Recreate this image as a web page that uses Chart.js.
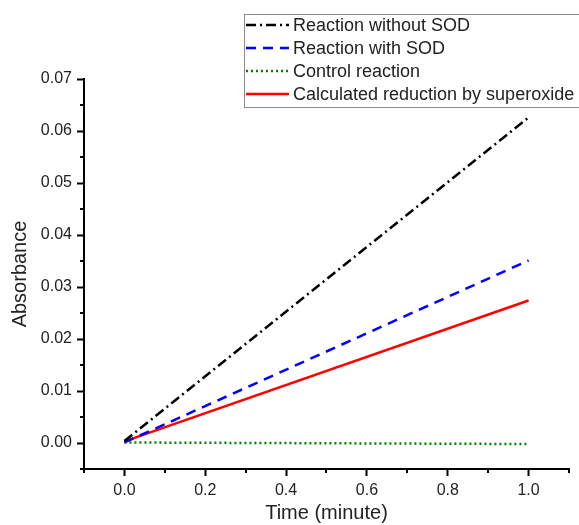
<!DOCTYPE html>
<html>
<head>
<meta charset="utf-8">
<script src="https://cdn.jsdelivr.net/npm/chart.js@4"></script>
<style>
  html, body { margin:0; padding:0; background:#fff; }
  #wrap { width:579px; height:525px; }
</style>
</head>
<body>
<div id="wrap"><canvas id="chart" width="579" height="525"></canvas></div>
<script>
// --- data ---
const time = [0, 1.0];
const withoutSOD = [0.0004, 0.0626];
const withSOD = [0.0001, 0.0351];
const control = [0.0001, -0.0002];
const calculated = [0.0003, 0.0274];

const seriesNames = [
  'Reaction without SOD',
  'Reaction with SOD',
  'Control reaction',
  'Calculated reduction by superoxide'
];

const xTicks = [0, 0.2, 0.4, 0.6, 0.8, 1.0];
const xMinor = [-0.1, 0.1, 0.3, 0.5, 0.7, 0.9, 1.1];
const yTicks = [0, 0.01, 0.02, 0.03, 0.04, 0.05, 0.06, 0.07];
const yMinor = [-0.005, 0.005, 0.015, 0.025, 0.035, 0.045, 0.055, 0.065];

const FONT = 'Arial, "Liberation Sans", sans-serif';
const pts = (ys) => time.map((t, i) => ({ x: t, y: ys[i] }));

const styles = [
  { color: '#000000', dash: [10, 4, 2, 4] },
  { color: '#0000ff', dash: [10, 7] },
  { color: '#008000', dash: [2, 3] },
  { color: '#ff0000', dash: [] }
];

const minorTicks = {
  id: 'minorTicks',
  afterDraw(chart) {
    const ctx = chart.ctx;
    const xs = chart.scales.x, ys = chart.scales.y;
    ctx.save();
    ctx.strokeStyle = '#000';
    ctx.lineWidth = 2;
    xMinor.forEach(v => {
      const px = Math.round(xs.getPixelForValue(v));
      ctx.beginPath();
      ctx.moveTo(px, xs.top);
      ctx.lineTo(px, xs.top + 4);
      ctx.stroke();
    });
    yMinor.forEach(v => {
      const py = Math.round(ys.getPixelForValue(v));
      ctx.beginPath();
      ctx.moveTo(ys.right, py);
      ctx.lineTo(ys.right - 4, py);
      ctx.stroke();
    });
    ctx.restore();
  }
};

// legend box drawn over the top-right corner, like the original
const boxLegend = {
  id: 'boxLegend',
  afterDraw(chart) {
    const ctx = chart.ctx;
    ctx.save();
    ctx.fillStyle = '#fff';
    ctx.fillRect(244, 14, 340, 93);
    ctx.strokeStyle = '#8c8c8c';
    ctx.lineWidth = 1;
    ctx.strokeRect(244.5, 14.5, 340, 93);
    ctx.font = '18px ' + FONT;
    ctx.textBaseline = 'middle';
    chart.data.datasets.forEach((ds, i) => {
      const y = 25 + i * 23;
      ctx.strokeStyle = ds.borderColor;
      ctx.lineWidth = 2.5;
      ctx.setLineDash(ds.borderDash || []);
      ctx.beginPath();
      ctx.moveTo(246, y);
      ctx.lineTo(289, y);
      ctx.stroke();
      ctx.setLineDash([]);
      ctx.fillStyle = '#222';
      ctx.fillText(ds.label, 293, y + 1);
    });
    ctx.restore();
  }
};

const datasets = [withoutSOD, withSOD, control, calculated].map((ys, i) => ({
  label: seriesNames[i],
  data: pts(ys),
  borderColor: styles[i].color,
  backgroundColor: styles[i].color,
  borderDash: styles[i].dash,
  borderWidth: 2.5,
  pointRadius: 0,
  fill: false,
  tension: 0
}));

new Chart(document.getElementById('chart'), {
  type: 'line',
  data: { datasets },
  options: {
    responsive: false,
    animation: false,
    layout: { padding: { top: 79, right: 10, left: 0, bottom: 0 } },
    plugins: { legend: { display: false }, tooltip: { enabled: false } },
    scales: {
      x: {
        type: 'linear',
        min: -0.1,
        max: 1.1,
        afterFit: s => { s.height = 56; },
        afterBuildTicks: s => { s.ticks = xTicks.map(v => ({ value: v })); },
        border: { display: true, color: '#000', width: 2 },
        grid: { drawOnChartArea: false, drawTicks: true, tickLength: 7, tickWidth: 2, tickColor: '#000' },
        ticks: {
          color: '#222',
          font: { family: FONT, size: 16 },
          padding: 5,
          maxRotation: 0,
          callback: v => Number(v).toFixed(1)
        },
        title: {
          display: true,
          text: 'Time (minute)',
          color: '#222',
          font: { family: FONT, size: 20 },
          padding: { top: 0, bottom: 0 }
        }
      },
      y: {
        type: 'linear',
        min: -0.005,
        max: 0.07,
        afterFit: s => { s.width = 84; },
        afterBuildTicks: s => { s.ticks = yTicks.map(v => ({ value: v })); },
        border: { display: true, color: '#000', width: 2 },
        grid: { drawOnChartArea: false, drawTicks: true, tickLength: 7, tickWidth: 2, tickColor: '#000' },
        ticks: {
          color: '#222',
          font: { family: FONT, size: 16 },
          padding: 5,
          callback: v => Number(v).toFixed(2)
        },
        title: {
          display: true,
          text: 'Absorbance',
          color: '#222',
          font: { family: FONT, size: 20 },
          padding: { top: 8, bottom: 0 }
        }
      }
    }
  },
  plugins: [minorTicks, boxLegend]
});
</script>
</body>
</html>
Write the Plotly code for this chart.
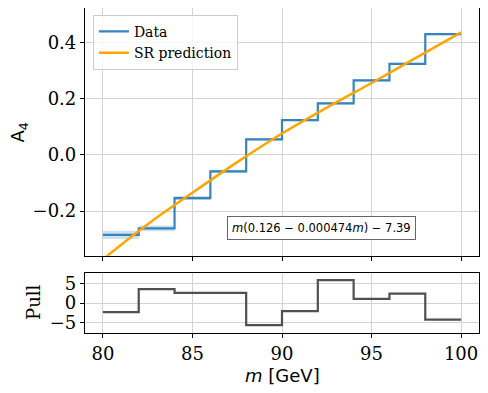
import plotly.graph_objects as go
from plotly.subplots import make_subplots

# bin edges in m [GeV] and measured A4 per bin
bin_edges = [80, 82, 84, 86, 88, 90, 92, 94, 96, 98, 100]
a4_data = [-0.285, -0.262, -0.154, -0.059, 0.055, 0.124, 0.183, 0.265, 0.324, 0.430]
a4_err = [0.015, 0.010, 0.007, 0.006, 0.004, 0.004, 0.004, 0.004, 0.004, 0.004]

# SR prediction curve
m_curve = [80, 82.5, 85, 87.5, 90, 92.5, 95, 97.5, 100]
a4_curve = [-0.372, -0.247, -0.135, -0.026, 0.076, 0.168, 0.256, 0.346, 0.436]

# pull per bin
pull = [-2.33, 3.62, 2.66, 2.66, -5.69, -2.07, 5.94, 1.11, 2.48, -4.24]

formula_text = "<i>m</i>(0.126 − 0.000474<i>m</i>) − 7.39"

SERIF = "DejaVu Serif"
SANS = "DejaVu Sans"
BLUE = "#3584c0"
ORANGE = "#ffa500"
GRID = "#d3d3d3"


def stairs(vals):
    return list(vals) + [vals[-1]]


fig = make_subplots(rows=2, cols=1, shared_xaxes=False, vertical_spacing=0.0)

# error band
lo = [v - e for v, e in zip(a4_data, a4_err)]
hi = [v + e for v, e in zip(a4_data, a4_err)]
fig.add_trace(go.Scatter(x=bin_edges, y=stairs(lo), mode="lines", line=dict(width=0, shape="hv"),
                         showlegend=False, hoverinfo="skip"), row=1, col=1)
fig.add_trace(go.Scatter(x=bin_edges, y=stairs(hi), mode="lines", line=dict(width=0, shape="hv"),
                         fill="tonexty", fillcolor="rgba(31,119,180,0.22)",
                         showlegend=False, hoverinfo="skip"), row=1, col=1)

fig.add_trace(go.Scatter(x=bin_edges, y=stairs(a4_data), mode="lines", name="Data",
                         line=dict(color=BLUE, width=2.2, shape="hv")), row=1, col=1)
fig.add_trace(go.Scatter(x=m_curve, y=a4_curve, mode="lines", name="SR prediction",
                         line=dict(color=ORANGE, width=2.5, shape="spline")), row=1, col=1)

fig.add_trace(go.Scatter(x=bin_edges, y=stairs(pull), mode="lines", showlegend=False,
                         line=dict(color="#505050", width=2.2, shape="hv")), row=2, col=1)

axis_common = dict(showline=True, linecolor="black", linewidth=1.2, mirror=True,
                   ticks="outside", ticklen=4, tickcolor="black", tickwidth=1,
                   showgrid=True, gridcolor=GRID, gridwidth=1, zeroline=False,
                   automargin=False,
                   tickfont=dict(family=SERIF, size=18, color="black"))

fig.update_xaxes(**axis_common, range=[79, 101], tickvals=[80, 85, 90, 95, 100])
fig.update_xaxes(showticklabels=False, row=1, col=1)

fig.update_yaxes(**axis_common)
fig.update_yaxes(range=[-0.359, 0.523], tickvals=[-0.2, 0.0, 0.2, 0.4], tickformat=".1f",
                 domain=[0.238, 1.0], row=1, col=1)
fig.update_yaxes(range=[-7.7, 7.9], tickvals=[-5, 0, 5], domain=[0.0, 0.186], row=2, col=1)

# axis titles as paper annotations
fig.add_annotation(x=-0.168, y=0.616, xref="paper", yref="paper", text="A<sub>4</sub>",
                   showarrow=False, textangle=-90, font=dict(family=SANS, size=18, color="black"),
                   xanchor="center", yanchor="middle")
fig.add_annotation(x=-0.129, y=0.093, xref="paper", yref="paper", text="Pull",
                   showarrow=False, textangle=-90, font=dict(family=SERIF, size=18, color="black"),
                   xanchor="center", yanchor="middle")
fig.add_annotation(x=0.5, y=-0.13, xref="paper", yref="paper",
                   text="<i>m</i> [GeV]",
                   showarrow=False, font=dict(family=SANS, size=18, color="black"),
                   xanchor="center", yanchor="middle")

fig.add_annotation(x=0.6015, y=0.324, xref="paper", yref="paper", text=formula_text,
                   showarrow=False, font=dict(family=SANS, size=11.5, color="black"),
                   bgcolor="white", bordercolor="#666666", borderwidth=1, borderpad=4,
                   xanchor="center", yanchor="middle")

# page body has an 8px margin, so the figure is 8px smaller and shifted
fig.update_layout(
    width=480, height=385,
    margin=dict(l=77, r=9, t=0, b=60),
    paper_bgcolor="white", plot_bgcolor="white",
    legend=dict(x=0.02, y=0.979, xanchor="left", yanchor="top", traceorder="normal",
                bgcolor="rgba(255,255,255,0.8)", bordercolor="#cccccc", borderwidth=1,
                font=dict(family=SERIF, size=14, color="black"), tracegroupgap=0,
                itemwidth=30),
)

fig.write_html("out.html")
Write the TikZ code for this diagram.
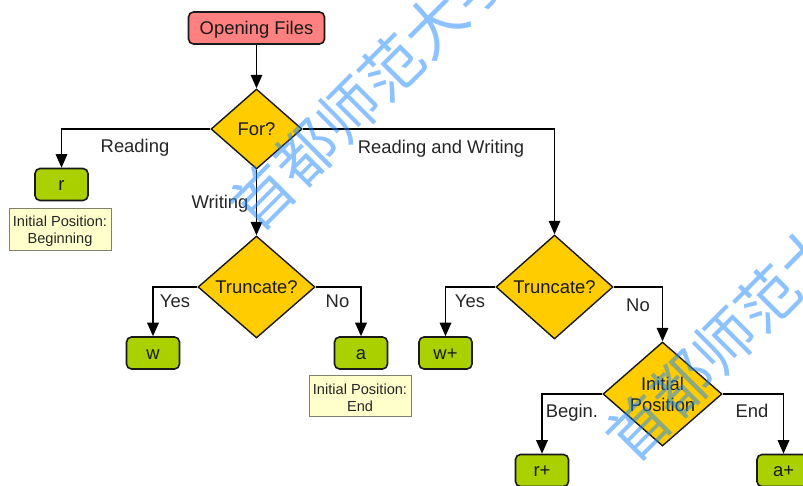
\documentclass[tikz,border=0pt]{standalone}
\usepackage{fontspec}
\setmainfont{Liberation Sans}
\newfontfamily\cjk{Noto Sans CJK SC}
\usetikzlibrary{shapes.geometric,arrows.meta}
\tikzset{
  basefont/.style={font=\fontsize{18.4}{21}\selectfont},
  boxtext/.style={basefont,text=black!90,inner sep=0pt,text height=13pt,text depth=1pt,align=center},
  startbox/.style={boxtext,draw=black!90,line width=1.6pt,rounded corners=5pt,fill=startred,minimum width=136pt,minimum height=32pt},
  modebox/.style={boxtext,draw=black!90,line width=1.6pt,rounded corners=5pt,fill=modegreen,minimum width=53pt,minimum height=32pt},
  decision/.style={basefont,text=black!90,shape=diamond,draw=black!90,line width=1.4pt,fill=decyellow,inner sep=0pt,align=center},
  notebox/.style={font=\fontsize{14.6}{17}\selectfont,text=black!85,draw=noteline,line width=.9pt,fill=notefill,inner sep=0pt,minimum width=102pt,minimum height=41.5pt,align=center},
  lab/.style={basefont,text=black!85,inner sep=0pt,anchor=base},
  flow/.style={draw=black,line width=1.7pt,-{Triangle[width=11.5pt,length=13.5pt]}},
  wmark/.style={font=\cjk\fontsize{61}{61}\selectfont,text=markblue,text opacity=.5,rotate=45,inner sep=0pt,anchor=center}
}
\definecolor{startred}{HTML}{FF8080}
\definecolor{modegreen}{HTML}{AAD000}
\definecolor{decyellow}{HTML}{FFCC00}
\definecolor{notefill}{HTML}{FFFFCC}
\definecolor{noteline}{HTML}{808070}
\definecolor{markblue}{HTML}{1A87FF}
\begin{document}
\begin{tikzpicture}[x=1pt,y=-1pt]
\useasboundingbox (0,0) rectangle (803,485);
\fill[white] (0,0) rectangle (803,485);
\clip (0,0) rectangle (803,485);
\node[startbox] (open) at (256.5,28) {Opening Files};
\node[decision,aspect=1.14,minimum width=91pt,minimum height=80pt] (for) at (256.5,129) {\rule{0pt}{13pt}For?\rule[-1pt]{0pt}{1pt}};
\node[decision,aspect=1.15,minimum width=117pt,minimum height=102pt] (trl) at (256.5,287) {\rule{0pt}{13pt}Truncate?\rule[-1pt]{0pt}{1pt}};
\node[decision,aspect=1.125,minimum width=117pt,minimum height=104pt] (trr) at (554.5,287) {\rule{0pt}{13pt}Truncate?\rule[-1pt]{0pt}{1pt}};
\node[decision,aspect=1.144,minimum width=119pt,minimum height=104pt] (pos) at (662.5,394) {Initial\\Position};
\node[modebox] (r) at (61.5,184.5) {r};
\node[modebox] (w) at (153,353) {w};
\node[modebox] (a) at (361,353) {a};
\node[modebox] (wp) at (445.5,353) {w+};
\node[modebox] (rp) at (542,470.5) {r+};
\node[modebox] (ap) at (783.5,470.5) {a+};
\node[notebox] (n1) at (60,229.5) {\rule{0pt}{14.5pt}Initial Position:\\Beginning};
\node[notebox] (n2) at (360,396) {\rule{0pt}{14.5pt}Initial Position:\\End};
\draw[flow] (open) -- (for);
\draw[flow] (for) -- (trl);
\draw[flow] (for.west) -| (r.north);
\draw[flow,line width=1.4pt] (for.east) -| (trr.north);
\draw[flow] (trl.west) -| (w.north);
\draw[flow] (trl.east) -| (a.north);
\draw[flow] (trr.west) -| (wp.north);
\draw[flow] (trr.east) -| (pos.north);
\draw[flow] (pos.west) -| (rp.north);
\draw[flow] (pos.east) -| (ap.north);
\node[lab] (l1) at (135,152) {Reading};
\node[lab] (l2) at (441,153) {Reading and Writing};
\node[lab] (l3) at (220,208) {Writing};
\node[lab] (l4) at (175,307) {Yes};
\node[lab] (l5) at (337.5,307) {No};
\node[lab] (l6) at (470,307) {Yes};
\node[lab] (l7) at (638,311) {No};
\node[lab] (l8) at (572,417) {Begin.};
\node[lab] (l9) at (752,417) {End};
\node[wmark] (m1) at (370,89) {首都师范大学};
\node[wmark] (m2) at (746,320) {首都师范大学};
\end{tikzpicture}
\end{document}
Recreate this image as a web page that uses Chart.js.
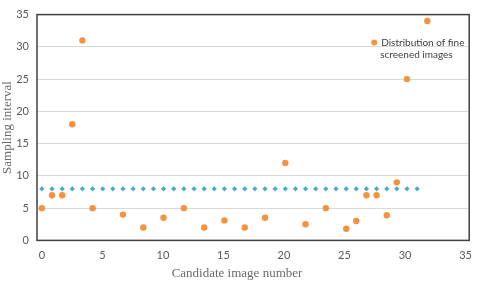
<!DOCTYPE html>
<html>
<head>
<meta charset="utf-8">
<script src="https://cdn.jsdelivr.net/npm/chart.js@4"></script>
<style>
  body { margin: 0; background: #fff; }
  #wrap { width: 480px; height: 282px; }
</style>
</head>
<body>
<div id="wrap"><canvas id="chart"></canvas></div>
<script>
// Fine screened images: candidate position (x) and sampling interval (y)
const fineX = [0, 0.84, 1.68, 2.51, 3.35, 4.19, 6.70, 8.38, 10.05, 11.73, 13.41, 15.08, 16.76,
  18.43, 20.11, 21.78, 23.46, 25.14, 25.97, 26.81, 27.65, 28.49, 29.32, 30.16, 31.84];
const fineY = [5, 7, 7, 18, 31, 5, 4, 2, 3.5, 5, 2, 3.1, 2,
  3.5, 12, 2.5, 5, 1.8, 3, 7, 7, 3.9, 9, 25, 34];

// Coarse sampling: constant interval of 8
const coarseX = [0, 0.84, 1.68, 2.51, 3.35, 4.19, 5.03, 5.86, 6.70, 7.54, 8.38, 9.22, 10.05,
  10.89, 11.73, 12.57, 13.41, 14.24, 15.08, 15.92, 16.76, 17.59, 18.43, 19.27, 20.11, 20.95,
  21.78, 22.62, 23.46, 24.30, 25.14, 25.97, 26.81, 27.65, 28.49, 29.32, 30.16, 31.00];
const coarseY = [8, 8, 8, 8, 8, 8, 8, 8, 8, 8, 8, 8, 8, 8, 8, 8, 8, 8, 8,
  8, 8, 8, 8, 8, 8, 8, 8, 8, 8, 8, 8, 8, 8, 8, 8, 8, 8, 8];

const xTicks = [0, 5, 10, 15, 20, 25, 30, 35];
const yTicks = [0, 5, 10, 15, 20, 25, 30, 35];
const legendLines = ["Distribution of fine", "screened images"];

const orange = "#f5923e";
const blue = "#4aaac8";

function toPoints(xs, ys) {
  return xs.map((x, i) => ({ x: x, y: ys[i] }));
}

// frame round the plot area + legend inside top right
const framePlugin = {
  id: "frame",
  afterDraw(chart) {
    const { ctx, chartArea: a } = chart;
    ctx.save();
    ctx.strokeStyle = "#404040";
    ctx.lineWidth = 1.5;
    ctx.strokeRect(a.left, a.top, a.right - a.left, a.bottom - a.top);

    ctx.fillStyle = orange;
    ctx.beginPath();
    ctx.arc(a.right - 95, a.top + 28, 3, 0, Math.PI * 2);
    ctx.fill();
    ctx.fillStyle = "#404040";
    ctx.font = "10px Lato";
    ctx.textBaseline = "middle";
    ctx.fillText(legendLines[0], a.right - 88, a.top + 28);
    ctx.fillText(legendLines[1], a.right - 89, a.top + 40);
    ctx.restore();
  }
};

new Chart(document.getElementById("chart"), {
  type: "scatter",
  data: {
    datasets: [
      {
        label: legendLines.join(" "),
        data: toPoints(fineX, fineY),
        backgroundColor: orange,
        borderColor: orange,
        pointRadius: 3.2,
        pointHoverRadius: 3.2,
        borderWidth: 0,
        order: 1,
      },
      {
        label: "Coarse sampling",
        data: toPoints(coarseX, coarseY),
        backgroundColor: blue,
        borderColor: blue,
        pointStyle: "rectRot",
        pointRadius: 2.6,
        pointHoverRadius: 2.6,
        borderWidth: 0,
        order: 2,
      },
    ],
  },
  options: {
    responsive: true,
    maintainAspectRatio: false,
    animation: false,
    layout: { padding: { top: 7, right: 6, bottom: 0, left: 0 } },
    scales: {
      x: {
        type: "linear",
        min: -0.4,
        max: 35.3,
        afterBuildTicks: (s) => { s.ticks = xTicks.map(v => ({ value: v })); },
        afterFit: (s) => { s.height = 25; },
        grid: { display: false, drawTicks: false },
        border: { display: false },
        ticks: { padding: 8, color: "#595959", font: { family: "Lato", size: 11 } },
      },
      y: {
        min: 0,
        max: 35,
        afterBuildTicks: (s) => { s.ticks = yTicks.map(v => ({ value: v })); },
        afterFit: (s) => { s.width = 37; },
        grid: { color: "#d9d9d9", lineWidth: 1, drawTicks: false },
        border: { display: false },
        ticks: { padding: 8, color: "#595959", font: { family: "Lato", size: 11 } },
        title: {
          display: true,
          text: "Sampling interval",
          color: "#6b6b6b",
          padding: 0,
          font: { family: "Liberation Serif", size: 13 },
        },
      },
    },
    plugins: {
      legend: { display: false },
      tooltip: { enabled: false },
      title: {
        display: true,
        position: "bottom",
        text: "Candidate image number",
        color: "#6b6b6b",
        padding: { top: 0, bottom: 1 },
        font: { family: "Liberation Serif", size: 13, weight: "normal" },
      },
    },
  },
  plugins: [framePlugin],
});
</script>
</body>
</html>
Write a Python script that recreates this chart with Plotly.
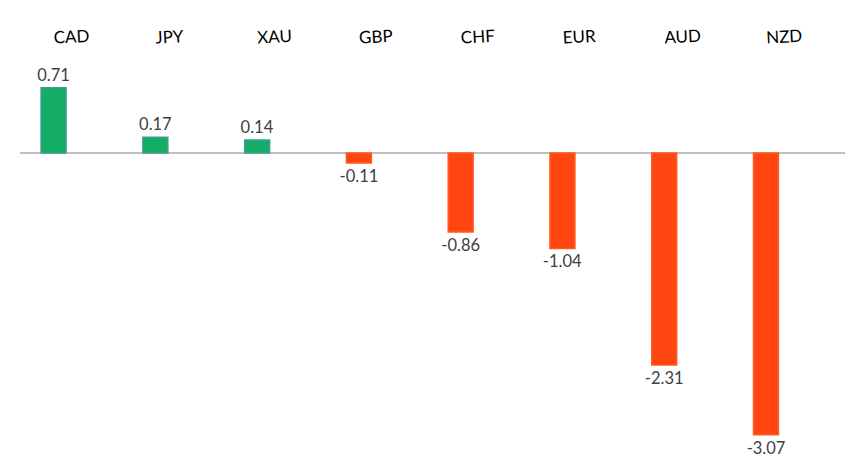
import plotly.graph_objects as go

currencies = ["CAD", "JPY", "XAU", "GBP", "CHF", "EUR", "AUD", "NZD"]
changes = [0.71, 0.17, 0.14, -0.11, -0.86, -1.04, -2.31, -3.07]

pos_color = "#13ad67"
neg_color = "#ff4510"
colors = [pos_color if v >= 0 else neg_color for v in changes]
edge_colors = ["#3a9f8c" if v >= 0 else "#ff5a20" for v in changes]
labels = [f"{v:.2f}" for v in changes]

fig = go.Figure(go.Bar(
    x=currencies,
    y=changes,
    width=0.245,
    marker=dict(color=colors, line=dict(color=edge_colors, width=1.5)),
    text=labels,
    textposition="outside",
    constraintext="none",
    textfont=dict(family="Lato, Open Sans, sans-serif", size=16.5, color="#404040"),
    cliponaxis=False,
))

fig.update_layout(
    width=845, height=467,
    margin=dict(l=12, r=0, t=42, b=10),
    paper_bgcolor="white",
    plot_bgcolor="white",
    showlegend=False,
    bargap=0.75,
    xaxis=dict(
        type="category",
        side="top",
        range=[-0.33, 7.855],
        automargin=False,
        showgrid=False,
        showline=False,
        ticks="",
        tickangle=-3,
        ticklabelstandoff=2,
        tickfont=dict(family="Lato, Open Sans, sans-serif", size=17, color="#000000"),
    ),
    yaxis=dict(
        range=[-3.40, 1.122],
        automargin=False,
        showgrid=False,
        showticklabels=False,
        zeroline=True,
        zerolinecolor="#bfbfbf",
        zerolinewidth=2,
        showline=False,
    ),
)

fig.write_html("out.html")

▶ [AIM] Your task is to retype exactly the lines from the one containing "Write a Python" through the one containing "changes = [0.71, 0.17, 0.14, -0.11, -0.86, -1.04, -2.31, -3.07]", leaving every picture out.

▶ [WRITTEN ANSWER]
Write a Python script that recreates this chart with Plotly.
import plotly.graph_objects as go

currencies = ["CAD", "JPY", "XAU", "GBP", "CHF", "EUR", "AUD", "NZD"]
changes = [0.71, 0.17, 0.14, -0.11, -0.86, -1.04, -2.31, -3.07]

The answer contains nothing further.